Se temía a la muerte porque significaba la liberación de otro fantasma de su cuerpo físico. Los antiguos hacían todo lo posible por prevenir la muerte, para evitar el problema de tener que luchar con otro fantasma más. Siempre intentaban ansiosamente inducir al fantasma a que abandonara la escena de la muerte, para embarcarse en el viaje hacia la tierra de los difuntos. El fantasma se temía más que nada durante el supuesto período de transición entre su aparición en el momento de la muerte y su posterior partida hacia la tierra de los fantasmas, un concepto vago y primitivo del seudocielo.
Aunque el salvaje confería a los fantasmas poderes sobrenaturales, no los concebía como de inteligencia sobrenatural. Se practicaban muchas engañifas y estratagemas para engatusar y apresar a los fantasmas; el hombre civilizado aún deposita mucha fe en la esperanza de que una manifestación exterior de piedad consiga de alguna manera engatusar hasta a la Deidad omnisapiente.
Los primitivos temían la enfermedad porque observaban que frecuentemente ésta era presagio de la muerte. Si el curandero de la tribu no conseguía curar al afligido, usualmente se trasladaba al enfermo de la cabaña familiar a otra más pequeña o se lo abandonaba a la intemperie para que muriese a solas. Se solía destruir la casa en la que había ocurrido una muerte; en todo caso, siempre se la evitaba, y este temor impidió que el hombre primitivo construyera edificios duraderos. También interfirió con el establecimiento de aldeas y ciudades permanentes.
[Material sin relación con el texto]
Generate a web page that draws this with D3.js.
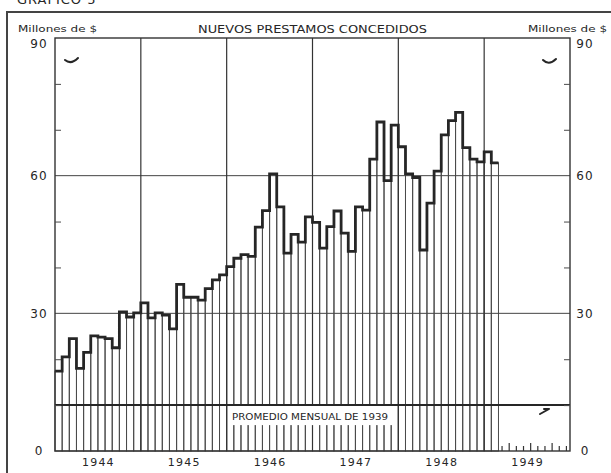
<!DOCTYPE html>
<html>
<head>
<meta charset="utf-8">
<script src="https://cdn.jsdelivr.net/npm/d3@7"></script>
<style>
  body { margin: 0; background: #fff; }
  svg { display: block; font-family: "DejaVu Sans", sans-serif; }
</style>
</head>
<body>
<svg id="chart" width="611" height="473"></svg>
<script>
// values, millions of $ per month
const years = [1944, 1945, 1946, 1947, 1948, 1949];
const loans1944 = [17.4, 20.5, 24.5, 18.0, 21.5, 25.1, 24.8, 24.5, 22.5, 30.3, 29.2, 30.1];
const loans1945 = [32.3, 29.0, 30.1, 29.6, 26.6, 36.3, 33.5, 33.5, 32.9, 35.4, 37.3, 38.4];
const loans1946 = [40.2, 42.0, 42.8, 42.4, 48.8, 52.4, 60.4, 53.2, 43.1, 47.2, 45.5, 51.0];
const loans1947 = [49.8, 44.2, 48.9, 52.3, 47.5, 43.5, 53.2, 52.5, 63.6, 71.7, 58.9, 71.0];
const loans1948 = [66.3, 60.4, 59.6, 43.8, 54.0, 61.0, 68.9, 72.0, 73.8, 66.1, 63.6, 63.0];
const loans1949 = [65.2, 62.8];
const majorTicks = [0, 30, 60, 90];
const minorTicks = [10, 20, 40, 50, 70, 80];
const average1939 = 10;
const averageLabel = "PROMEDIO MENSUAL DE 1939";
const chartTitle = "NUEVOS PRESTAMOS CONCEDIDOS";
const unitLabel = "Millones de $";
const figureLabel = "GRAFICO 5";

const values = [].concat(loans1944, loans1945, loans1946, loans1947, loans1948, loans1949);

const ink = "#262626";
const thin = "#4a4a4a";
const plot = { left: 55, right: 570, top: 38, bottom: 451 };

const svg = d3.select("#chart");

const x = d3.scaleLinear()
  .domain([0, years.length * 12])
  .range([plot.left, plot.right]);
const y = d3.scaleLinear()
  .domain([0, 90])
  .range([plot.bottom, plot.top]);

// outer frame of the figure
svg.append("path")
  .attr("d", "M7,480 V12 H620")
  .attr("fill", "none")
  .attr("stroke", "#444")
  .attr("stroke-width", 2);

svg.append("text")
  .attr("x", 17).attr("y", 4)
  .attr("font-size", 13)
  .attr("letter-spacing", 1)
  .attr("fill", ink)
  .text(figureLabel);

// monthly bars, thin outlines
svg.append("g").selectAll("rect")
  .data(values)
  .join("rect")
  .attr("x", (d, i) => x(i))
  .attr("y", d => y(d))
  .attr("width", (d, i) => x(i + 1) - x(i))
  .attr("height", d => y(0) - y(d))
  .attr("fill", "none")
  .attr("stroke", thin)
  .attr("stroke-width", 1);

// horizontal gridlines
svg.append("g").selectAll("line")
  .data([30, 60])
  .join("line")
  .attr("x1", plot.left).attr("x2", plot.right)
  .attr("y1", d => y(d)).attr("y2", d => y(d))
  .attr("stroke", "#444")
  .attr("stroke-width", 1);

// year dividers
svg.append("g").selectAll("line")
  .data(years.slice(1))
  .join("line")
  .attr("x1", (d, i) => x((i + 1) * 12)).attr("x2", (d, i) => x((i + 1) * 12))
  .attr("y1", plot.top).attr("y2", plot.bottom)
  .attr("stroke", "#333")
  .attr("stroke-width", 1.2);

// small month ticks for the rest of 1949
const restMonths = d3.range(values.length, years.length * 12);
svg.append("g").selectAll("line")
  .data(restMonths)
  .join("line")
  .attr("x1", d => x(d + 0.5)).attr("x2", d => x(d + 0.5))
  .attr("y1", plot.bottom)
  .attr("y2", (d, i) => plot.bottom - (i % 3 === 1 ? 8 : 5))
  .attr("stroke", "#333")
  .attr("stroke-width", 1.2);

// label of the 1939 average sits on a white patch
svg.append("rect")
  .attr("x", 229).attr("y", y(average1939))
  .attr("width", 163).attr("height", 20)
  .attr("fill", "#fff");

svg.append("text")
  .attr("x", 232).attr("y", 420)
  .attr("font-size", 8.5)
  .attr("textLength", 156)
  .attr("lengthAdjust", "spacingAndGlyphs")
  .attr("fill", ink)
  .text(averageLabel);

// 1939 average line
svg.append("line")
  .attr("x1", plot.left).attr("x2", plot.right)
  .attr("y1", y(average1939)).attr("y2", y(average1939))
  .attr("stroke", ink)
  .attr("stroke-width", 2);

// step outline of the monthly series
const stepPoints = values.map((d, i) => [i, d]).concat([[values.length, values[values.length - 1]]]);
svg.append("path")
  .datum(stepPoints)
  .attr("d", d3.line()
    .x(d => x(d[0]))
    .y(d => y(d[1]))
    .curve(d3.curveStepAfter))
  .attr("fill", "none")
  .attr("stroke", ink)
  .attr("stroke-width", 2.8)
  .attr("stroke-linejoin", "miter");

// plot frame
svg.append("rect")
  .attr("x", plot.left).attr("y", plot.top)
  .attr("width", plot.right - plot.left)
  .attr("height", plot.bottom - plot.top)
  .attr("fill", "none")
  .attr("stroke", "#333")
  .attr("stroke-width", 1.4);

// minor ticks, inside on both sides
svg.append("g")
  .attr("transform", `translate(${plot.left},0)`)
  .call(d3.axisRight(y).tickValues(minorTicks).tickSize(6).tickFormat(""))
  .call(g => g.select(".domain").remove())
  .selectAll("line").attr("stroke", thin);
svg.append("g")
  .attr("transform", `translate(${plot.right},0)`)
  .call(d3.axisLeft(y).tickValues(minorTicks).tickSize(6).tickFormat(""))
  .call(g => g.select(".domain").remove())
  .selectAll("line").attr("stroke", thin);

// value labels; the top one sits a little below its line
const styleLabels = g => {
  g.select(".domain").remove();
  g.selectAll("line").remove();
  g.selectAll("text")
    .attr("font-family", "DejaVu Sans, sans-serif")
    .attr("font-size", 12)
    .attr("letter-spacing", 1)
    .attr("fill", ink)
    .attr("text-anchor", "middle")
    .attr("dy", d => d === 90 ? "0.75em" : "0.32em");
};
svg.append("g")
  .attr("transform", "translate(39,0)")
  .call(d3.axisLeft(y).tickValues(majorTicks).tickSize(0).tickPadding(0))
  .call(styleLabels);
svg.append("g")
  .attr("transform", "translate(585,0)")
  .call(d3.axisRight(y).tickValues(majorTicks).tickSize(0).tickPadding(0))
  .call(styleLabels);

// year labels centred under each year
svg.append("g")
  .attr("transform", `translate(0,${plot.bottom})`)
  .call(d3.axisBottom(x)
    .tickValues(years.map((d, i) => i * 12 + 6))
    .tickFormat((d, i) => years[i])
    .tickSize(0).tickPadding(7))
  .call(g => {
    g.select(".domain").remove();
    g.selectAll("text")
      .attr("font-family", "DejaVu Sans, sans-serif")
      .attr("font-size", 11)
      .attr("letter-spacing", 1.2)
      .attr("fill", ink);
  });

// headings
svg.append("text")
  .attr("x", (plot.left + plot.right) / 2).attr("y", 33)
  .attr("text-anchor", "middle")
  .attr("font-size", 10.5)
  .attr("textLength", 229)
  .attr("lengthAdjust", "spacingAndGlyphs")
  .attr("fill", ink)
  .text(chartTitle);
svg.append("text")
  .attr("x", 18).attr("y", 32)
  .attr("font-size", 9.5)
  .attr("textLength", 79)
  .attr("lengthAdjust", "spacingAndGlyphs")
  .attr("fill", ink)
  .text(unitLabel);
svg.append("text")
  .attr("x", 528).attr("y", 32)
  .attr("font-size", 9.5)
  .attr("textLength", 79)
  .attr("lengthAdjust", "spacingAndGlyphs")
  .attr("fill", ink)
  .text(unitLabel);

// small printed hooks in the corners of the scan
const hooks = [
  "M65,60 Q71,65 78,58",
  "M543,60 Q549,66 556,59",
  "M540,414 L549,409 M544,409 L549,409"
];
svg.append("g").selectAll("path")
  .data(hooks)
  .join("path")
  .attr("d", d => d)
  .attr("fill", "none")
  .attr("stroke", ink)
  .attr("stroke-width", 2)
  .attr("stroke-linecap", "round");
</script>
</body>
</html>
Cuando moría un miembro del clan, los salvajes permanecían despiertos toda la noche conversando; temían que también morirían si se dormían cerca de un cadáver. El contagio del cadáver sustanciaba el temor a los muertos, y todos los pueblos, en un momento u otro, han empleado elaboradas ceremonias de purificación inventadas para purificar a un individuo después del contacto con los muertos. Los antiguos creían que se debía proveer luz para el cadáver; un cuerpo muerto no se dejaba nunca en la oscuridad. En el siglo veinte, aún se encienden velas en las cámaras fúnebres, y los hombres siguen velando al muerto. El así llamado hombre civilizado aún no ha podido eliminar completamente el temor a los cadáveres de su filosofía de la vida.
Pero a pesar de este gran temor, los hombres siguieron tratando de engañar a los fantasmas. Si no se destruía la cabaña en la que había ocurrido una muerte, se sacaba el cadáver por un agujero en la pared, nunca por la puerta. Estas medidas se tomaban para confundir al fantasma, previniendo su permanencia, y para asegurarse contra su retorno. Los plañideros también volvían del entierro por un camino distinto, para evitar que los siguiera el fantasma. Se caminaba de espaldas y otra cantidad de stratagemas se practicaban para asegurarse de que el fantasma no regresara de la tumba. Frecuentemente los sexos se intercambiaban vestimentas para engañar al fantasma. El luto se inventó con el objeto de ocultar a los sobrevivientes; más adelante, para mostrar respeto por el muerto y apaciguar de esta manera a los fantasmas.